Нелепые смерти 1970-х. От болезней, перепоя, несчастных случаев. Номер журнала АПН «Латинская Америка». АПН – синекура советской журналистики тех лет. Санек работал в том журнале ответственным редактором, печатал Марка. Водил дружбу со всем тогдашним андеграундом – поэтом «лианозовской школы» наследником футуристов Сапгиром, культовым художником Зверевым, которого Пикассо назовет лучшим русским рисовальщиком. Санек брал у звезд московского салона интервью, приятельствовал с ними. Однажды прихватил Марка к Звереву – рисовальщик принимал на общей кухне коммунальной квартиры, где проживал. И предлагал свои картины за бутылку водки.

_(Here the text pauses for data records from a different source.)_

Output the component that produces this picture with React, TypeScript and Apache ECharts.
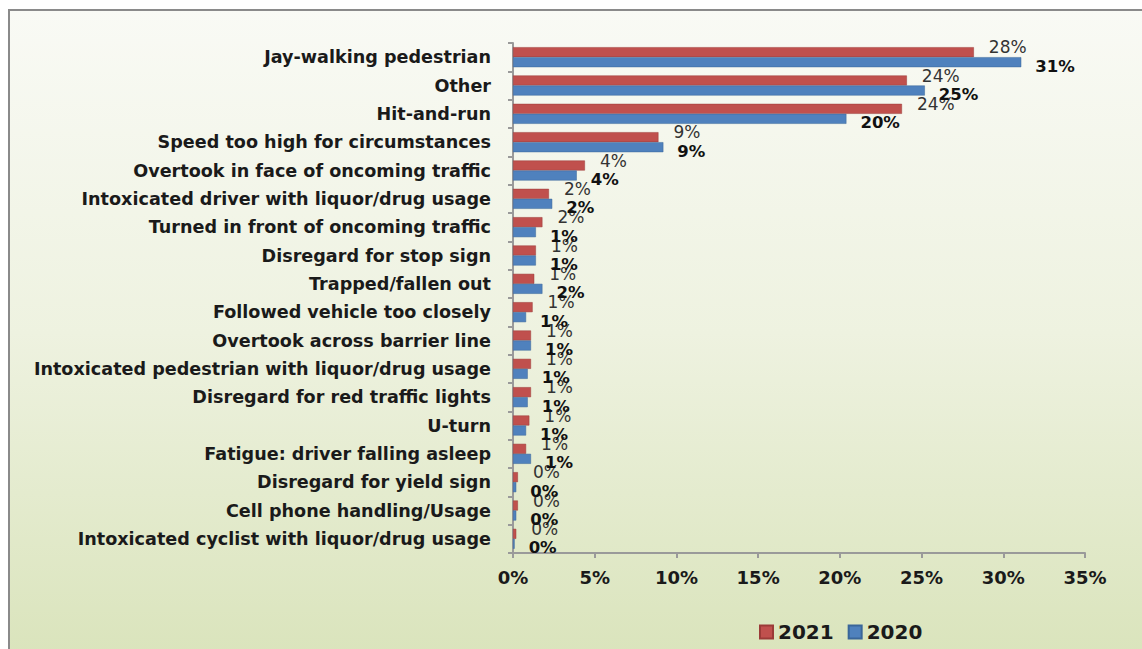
import React, { useEffect, useRef } from "react";
import * as echarts from "echarts";

const categories = [
  "Jay-walking pedestrian",
  "Other",
  "Hit-and-run",
  "Speed too high for circumstances",
  "Overtook in face of oncoming traffic",
  "Intoxicated driver with liquor/drug usage",
  "Turned in front of oncoming traffic",
  "Disregard for stop sign",
  "Trapped/fallen out",
  "Followed vehicle too closely",
  "Overtook across barrier line",
  "Intoxicated pedestrian with liquor/drug usage",
  "Disregard for red traffic lights",
  "U-turn",
  "Fatigue: driver falling asleep",
  "Disregard for yield sign",
  "Cell phone handling/Usage",
  "Intoxicated cyclist with liquor/drug usage",
];

const values2021 = [28.2, 24.1, 23.8, 8.9, 4.4, 2.2, 1.8, 1.4, 1.3, 1.2, 1.1, 1.1, 1.1, 1.0, 0.8, 0.3, 0.3, 0.2];
const values2020 = [31.1, 25.2, 20.4, 9.2, 3.9, 2.4, 1.4, 1.4, 1.8, 0.8, 1.1, 0.9, 0.9, 0.8, 1.1, 0.2, 0.2, 0.1];

const seriesNames = ["2021", "2020"];
const xTicks = { min: 0, max: 35, interval: 5 };

const FONT = "DejaVu Sans";

export default function App() {
  const ref = useRef<HTMLDivElement>(null);
  useEffect(() => {
    if (!ref.current) return;
    const chart = echarts.init(ref.current, null, { renderer: "svg" });
    const pct = (p: any) => Math.round(p.value) + "%";
    chart.setOption({
      animation: false,
      backgroundColor: "#ffffff",
      graphic: [
        {
          type: "rect",
          z: -10,
          silent: true,
          shape: { x: 9, y: 10, width: 1140, height: 645 },
          style: {
            fill: new echarts.graphic.LinearGradient(0, 0, 0, 1, [
              { offset: 0, color: "#f9faf5" },
              { offset: 0.5, color: "#eef2e0" },
              { offset: 1, color: "#dae4bc" },
            ]),
            stroke: "#8a8a8a",
            lineWidth: 2,
          },
        },
      ],
      grid: { left: 513, right: 57, top: 43, bottom: 96, containLabel: false },
      legend: {
        data: seriesNames,
        left: 754,
        top: 617,
        icon: "rect",
        itemWidth: 13,
        itemHeight: 13,
        itemGap: 14,
        textStyle: { fontFamily: FONT, fontWeight: "bold", fontSize: 20, color: "#1a1a1a" },
      },
      xAxis: {
        type: "value",
        min: xTicks.min,
        max: xTicks.max,
        interval: xTicks.interval,
        axisLine: { show: true, lineStyle: { color: "#9a9a9a", width: 2 } },
        axisTick: { show: true, length: 5, lineStyle: { color: "#9a9a9a", width: 2 } },
        splitLine: { show: false },
        axisLabel: {
          formatter: "{value}%",
          fontFamily: FONT,
          fontWeight: "bold",
          fontSize: 18,
          color: "#1a1a1a",
          margin: 15,
        },
      },
      yAxis: {
        type: "category",
        data: categories,
        inverse: true,
        axisLine: { show: true, lineStyle: { color: "#9a9a9a", width: 2 } },
        axisTick: { show: true, length: 5, lineStyle: { color: "#9a9a9a", width: 2 } },
        axisLabel: {
          fontFamily: FONT,
          fontWeight: "bold",
          fontSize: 17.6,
          color: "#1a1a1a",
          margin: 22,
        },
      },
      series: [
        {
          name: seriesNames[0],
          type: "bar",
          data: values2021,
          barWidth: 10,
          barGap: "0%",
          itemStyle: { color: "#c0504d", borderColor: "#9b3b38", borderWidth: 0.5 },
          label: {
            show: true,
            position: "right",
            offset: [10, -5],
            formatter: pct,
            fontFamily: FONT,
            fontSize: 17,
            color: "#333333",
          },
        },
        {
          name: seriesNames[1],
          type: "bar",
          data: values2020,
          barWidth: 10,
          barGap: "0%",
          itemStyle: { color: "#4f81bd", borderColor: "#3a6699", borderWidth: 0.5 },
          label: {
            show: true,
            position: "right",
            offset: [9, 4],
            formatter: pct,
            fontFamily: FONT,
            fontWeight: "bold",
            fontSize: 16.5,
            color: "#111111",
          },
        },
      ],
    });
    return () => chart.dispose();
  }, []);
  return (
    <div
      ref={ref}
      style={{ position: "fixed", left: 0, top: 0, width: 1142, height: 649 }}
    />
  );
}
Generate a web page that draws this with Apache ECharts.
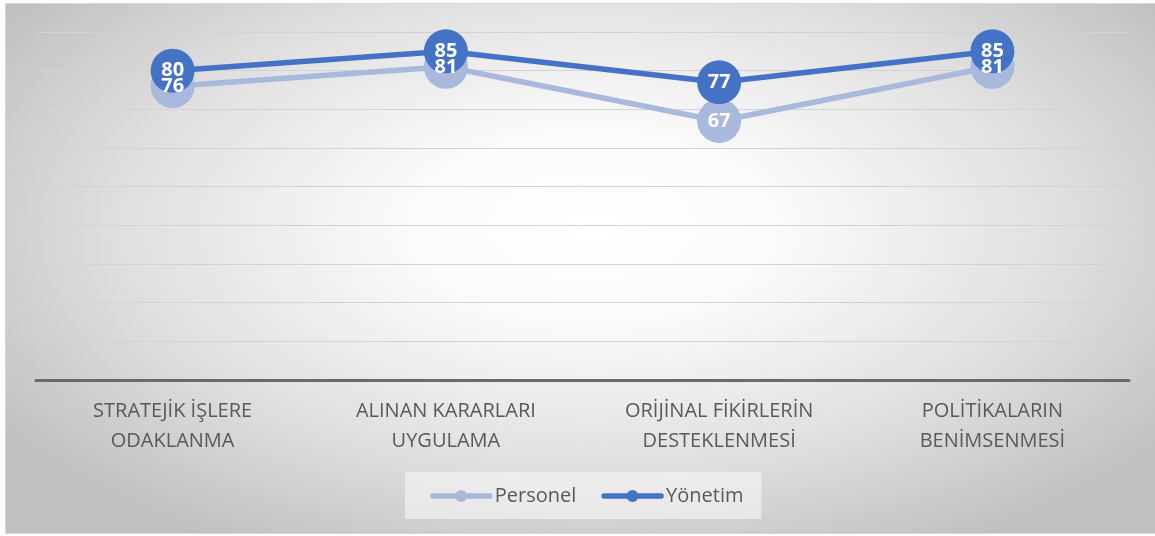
<!DOCTYPE html>
<html>
<head>
<meta charset="utf-8">
<script src="https://cdn.jsdelivr.net/npm/echarts@6/dist/echarts.min.js"></script>
<style>
  html, body { margin: 0; padding: 0; background: #fff; }
  #frame {
    position: absolute; left: 5px; top: 3px; width: 1150px; height: 529px;
    border-top: 1px solid #d6d6d6; border-left: 1px solid #d6d6d6; border-bottom: 1px solid #d6d6d6;
    background: radial-gradient(ellipse 62% 70% at 51% 42%, #ffffff 0%, #fbfbfb 25%, #e0e0e0 65%, #c0c0c0 100%);
  }
  #main { position: absolute; left: 0; top: 0; width: 1155px; height: 536px; }
</style>
</head>
<body>
<div id="frame"></div>
<div id="main"></div>
<script>
var categories = ['STRATEJİK İŞLERE\nODAKLANMA', 'ALINAN KARARLARI\nUYGULAMA', 'ORİJİNAL FİKİRLERİN\nDESTEKLENMESİ', 'POLİTİKALARIN\nBENİMSENMESİ'];
var personel = [76, 81, 67, 81];
var yonetim = [80, 85, 77, 85];

var chartDom = document.getElementById('main');
var myChart = echarts.init(chartDom);
var option;

var series = [
    {
        name: 'Personel',
        type: 'line',
        data: personel,
        symbol: 'circle',
        symbolSize: 44,
        lineStyle: { color: '#A9B8DD', width: 5.5 },
        itemStyle: { color: '#A9B8DD' },
        label: {
            show: true,
            position: 'inside',
            color: '#fff',
            fontFamily: 'Open Sans',
            fontWeight: 'bold',
            fontSize: 20
        }
    },
    {
        name: 'Yönetim',
        type: 'line',
        data: yonetim,
        symbol: 'circle',
        symbolSize: 44,
        lineStyle: { color: '#4472C4', width: 5.5 },
        itemStyle: { color: '#4472C4' },
        label: {
            show: true,
            position: 'inside',
            color: '#fff',
            fontFamily: 'Open Sans',
            fontWeight: 'bold',
            fontSize: 20
        }
    }
];

option = {
    backgroundColor: 'transparent',
    animation: false,
    grid: { left: 36, right: 26, top: 32, bottom: 156 },
    xAxis: {
        type: 'category',
        data: categories,
        axisLine: { lineStyle: { color: '#6a6a6a', width: 3 } },
        axisTick: { show: false },
        axisLabel: {
            color: '#595959',
            fontFamily: 'Open Sans',
            fontSize: 20,
            lineHeight: 30,
            margin: 16
        }
    },
    yAxis: {
        type: 'value',
        min: 0,
        max: 90,
        interval: 10,
        axisLabel: { show: false },
        axisLine: { show: false },
        axisTick: { show: false },
        splitLine: { lineStyle: { color: '#d3d3d3', width: 1 } }
    },
    legend: {
        data: ['Personel', 'Yönetim'],
        left: 405,
        top: 472,
        padding: [14, 18, 13, 25],
        itemGap: 25,
        itemWidth: 57,
        itemHeight: 15,
        backgroundColor: 'rgba(247,247,247,0.6)',
        lineStyle: { width: 5.5, cap: 'round' },
        textStyle: { color: '#595959', fontFamily: 'Open Sans', fontSize: 20 }
    },
    series: series
};

option && myChart.setOption(option);
</script>
</body>
</html>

Андеграунд набирал в весе, соединяя авангард с китчем, благодаря реакции власти, а не достижениям в творчестве. Власть приняла леваков в штыки. В салонах тогда тяготели, наоборот, к левакам. Санек, работая в зарубежной редакции АПН, имел выходы на зарубежных покупателей. Потому был востребован. Он женился на балерине, дочери знаменитого итальянского физика, бежавшего в Советский Союз. И первым делом привел ее к Марку на Старолесную. Родив сына, балерина ушла. Вторая жена, редакторша Литгиза, выводила Санька из запоев и депрессии.
В затяжной «войне» с судами Санек зачем-то «отвоевал» сына у балерины. Доказал, что та любит больше искусство, чем сына. Но сначала умер сын, за ним сам Санек. Потом под автомобиль попал сын второй жены. И та тоже не избежала какой-то смертельной болезни. А ведь прежде в их квартире на Малой Бронной собирались в 1970-е модные поэты, подпольные художники. Сапгир, Холин, смоговцы, в числе которых была бесстрашная поэтесса Туся. Она выступала свидетельницей на процессах диссидентов Гинзбурга, Буковского, Галанского и Лашковой. Имена эти звучали в передачах «Голоса Америки». Туся приходилась родственницей сестер Лили Брик и Эльзы Триоле. Архивные записи Марка сохраняли рассказы о поездках на Долгопрудную, в Лианозово к художникам, к чете Кропивницких, о дружбе с литературными вдовами.